Which, to be fair, it was.
But, ever since, I've had a strange problem that the rear brake would keep rubbing the rotor. It was an easy fix (avid caliper) just re-align it and all would be well. Until the next ride where it would need doing again.
It's a real nuisance, the wheel doesn't spin freely at all, but it's just something I've put up with. Also, the inside pad wears down faster than the outside.
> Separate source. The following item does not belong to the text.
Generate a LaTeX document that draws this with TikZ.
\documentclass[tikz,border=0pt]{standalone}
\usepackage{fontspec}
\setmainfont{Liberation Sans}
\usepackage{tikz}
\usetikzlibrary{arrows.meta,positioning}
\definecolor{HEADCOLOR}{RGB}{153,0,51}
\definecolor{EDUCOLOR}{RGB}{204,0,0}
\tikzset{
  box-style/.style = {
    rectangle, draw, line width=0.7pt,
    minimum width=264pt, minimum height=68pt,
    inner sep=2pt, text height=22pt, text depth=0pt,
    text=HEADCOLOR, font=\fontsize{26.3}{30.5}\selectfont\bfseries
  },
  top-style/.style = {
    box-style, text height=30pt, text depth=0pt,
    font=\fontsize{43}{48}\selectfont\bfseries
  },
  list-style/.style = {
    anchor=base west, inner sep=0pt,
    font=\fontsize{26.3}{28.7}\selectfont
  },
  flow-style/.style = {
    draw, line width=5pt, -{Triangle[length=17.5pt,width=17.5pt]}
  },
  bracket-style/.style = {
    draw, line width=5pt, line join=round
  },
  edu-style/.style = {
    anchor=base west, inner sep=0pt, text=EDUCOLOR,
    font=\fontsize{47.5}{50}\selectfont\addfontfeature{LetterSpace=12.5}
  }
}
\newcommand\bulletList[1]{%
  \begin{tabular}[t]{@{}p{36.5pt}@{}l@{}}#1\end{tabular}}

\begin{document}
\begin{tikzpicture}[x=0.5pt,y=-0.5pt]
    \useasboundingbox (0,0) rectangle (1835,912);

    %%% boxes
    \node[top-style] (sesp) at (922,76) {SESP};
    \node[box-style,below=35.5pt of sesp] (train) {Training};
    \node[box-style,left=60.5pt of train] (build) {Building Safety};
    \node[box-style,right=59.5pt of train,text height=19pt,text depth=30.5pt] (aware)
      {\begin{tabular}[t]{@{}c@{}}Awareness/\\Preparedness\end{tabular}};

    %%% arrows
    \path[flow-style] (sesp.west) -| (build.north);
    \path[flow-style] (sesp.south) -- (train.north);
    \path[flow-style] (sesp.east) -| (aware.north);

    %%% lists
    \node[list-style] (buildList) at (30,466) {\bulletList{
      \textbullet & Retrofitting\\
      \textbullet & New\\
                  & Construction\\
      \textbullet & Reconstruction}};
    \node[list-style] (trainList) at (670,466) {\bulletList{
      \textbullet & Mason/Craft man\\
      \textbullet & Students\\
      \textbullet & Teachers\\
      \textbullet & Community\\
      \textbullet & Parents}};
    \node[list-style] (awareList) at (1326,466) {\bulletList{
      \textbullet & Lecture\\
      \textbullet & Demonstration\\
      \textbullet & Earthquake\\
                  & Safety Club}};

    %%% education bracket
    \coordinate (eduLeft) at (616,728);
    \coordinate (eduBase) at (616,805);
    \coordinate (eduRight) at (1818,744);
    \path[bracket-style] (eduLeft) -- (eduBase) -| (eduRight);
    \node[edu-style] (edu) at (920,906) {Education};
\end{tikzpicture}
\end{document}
Anyway, I've just watched an online video of how to service a hub, and it's quite specific about which side of the axle you undo.
Could I have reassembled the thing with the axle too far to one side, hence the constant rubbing on the brake pad?
If so, is it possible to realign the axle to where it should sit by eye?
 

w00hoo_kent

One of the 64K
I believe it is. When I swapped one of my rear wheels over during the spoke breaking phase I think I must have flipped the axle and all of the alignments with the rear disc were wrong. Not by much, enough that I faffed about for 15-30 minutes trying to work things out before giving up, removing the cassette again and flipping the axle, at which point everything was much much better.
 
A couple of Years ago I serviced the hubs on a rear wheel (Bontrager, cup and cone)
Had no idea what I was doing, but was assured that it was an easy job, just unscrew the nuts, clean the bearings, re-grease and off you go.
Which, to be fair, it was.
But, ever since, I've had a strange problem that the rear brake would keep rubbing the rotor. It was an easy fix (avid caliper) just re-align it and all would be well. Until the next ride where it would need doing again.
It's a real nuisance, the wheel doesn't spin freely at all, but it's just something I've put up with. Also, the inside pad wears down faster than the outside.
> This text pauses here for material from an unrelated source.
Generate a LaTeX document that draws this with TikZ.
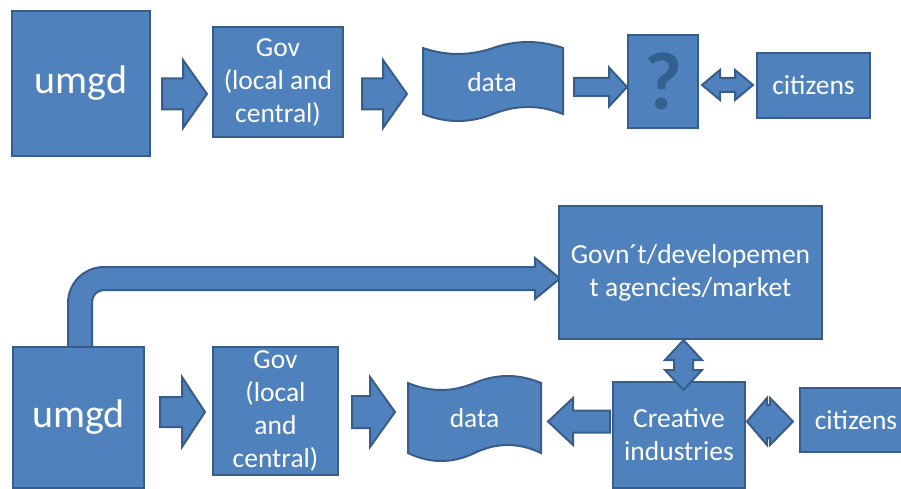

Anyway, I've just watched an online video of how to service a hub, and it's quite specific about which side of the axle you undo.
Could I have reassembled the thing with the axle too far to one side, hence the constant rubbing on the brake pad?
If so, is it possible to realign the axle to where it should sit by eye?
If you undo only one side then I don't see how you can put it the wrong way... the other side will not allow you to.

It's possible you are not putting the axle on the dropouts correctly. It's a known issue and you need to press on the saddle while you close the QR.
 
Location
Loch side.
Could I have reassembled the thing with the axle too far to one side, hence the constant rubbing on the brake pad?
If so, is it possible to realign the axle to where it should sit by eye?
No, the axle itself doesn't determine the wheel's position. Think of an absurd example - the axle protrudes 1 inch past the dropout. In your mind, move it back and forth. Nothing happens to wheel spacing.

What happened in your case, was that you mixed the spacers up. A fat one on the one side and a skinny one on the other, instead of the other way around. Once you come to hubs with three spacers, you can imagine how many permutations you can create.

However, with cup and cone hubs, you always loosen the jamb nut and cones from the left and pull the axle out to the right with the right cone and jamb nut undisturbed. This is because the freehub overhangs over the nut's hex and adjusting it inside a recess isn't easy. On the other side you have free access. In other words, you never remove the right cone unless you have to replace it.

Then you have to do arithmetic to find it's right position.
Total axle length = 145mm (for example).
Over Locknut Dimension (OLD) is 135mm.
That gives you an axle that's 10mm longer than the hub is (nominally) wide.
Therefore 5mm overhang per side.

In this photo the calculation went wrong. The axle stubby is 3mm on the one side and 7 on the other.